Mercedes insist: 'Poorer performance not just because of sidepods'
Mercedes were blamed for sticking too long to the car concept chosen in 2022. The sidepods in particular were repeatedly pointed to as proof that the Germans just didn't want to get it. However, James Allison, Mercedes' technical director, disagrees.
In 2022, Mercedes' car immediately stood out at the winter test. The car had hardly any sidepods. The so-called 'zeropod concept' was initially feared. Had Mercedes found something special again? It turned out not to be the case. Mercedes' car came to one win in 2022 and an evolution of that car in 2023 did not win a Grand Prix at all.
What went wrong at Mercedes
Toto Wolff calls it his biggest mistake: that the team did not say goodbye to its chosen development path at the end of 2022 earlier. George Russell 's victory in Brazil gave Mercedes faith that there was more potential after all. This turned out to be a miss. Yet Allison does not want to put the blame solely on the sidepods.

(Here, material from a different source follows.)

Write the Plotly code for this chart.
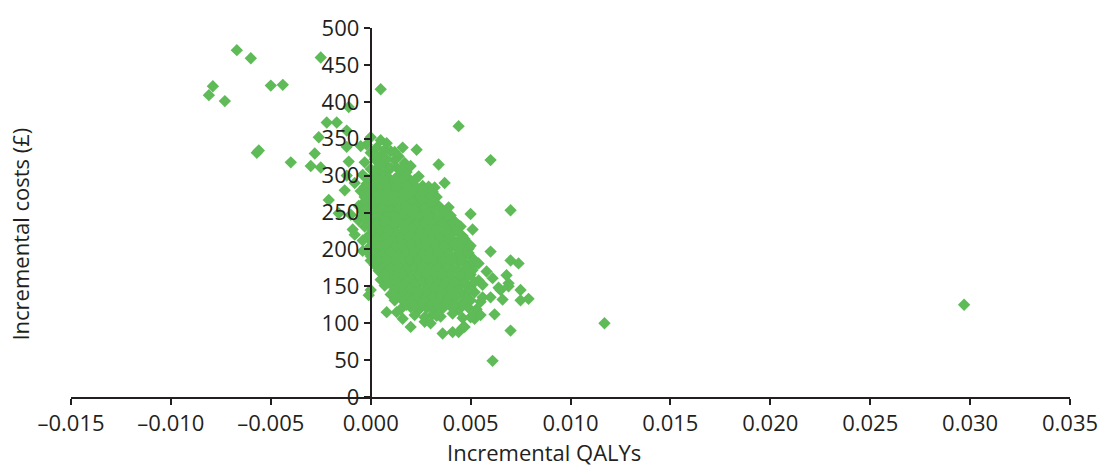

''We definitely took a path with our car, and I would say that's from the tip of the nose to the very back of the tail, which was not a competitive one. The most visually notable aspect of that was our sidepods, but by no means the definitive factor. It was not right from front to back and that's the thing we have had to learn and have had to deal with - that's taken us longer than we would have like,'' Allison told Sky Sports.
Allison was reinstated as technical director in 2023, having taken on other projects as chief technical officer. Mike Elliott took the opposite route, but eventually decided to part ways with Mercedes after that 'demotion'. Full technical responsibility is therefore back in Allison's hands.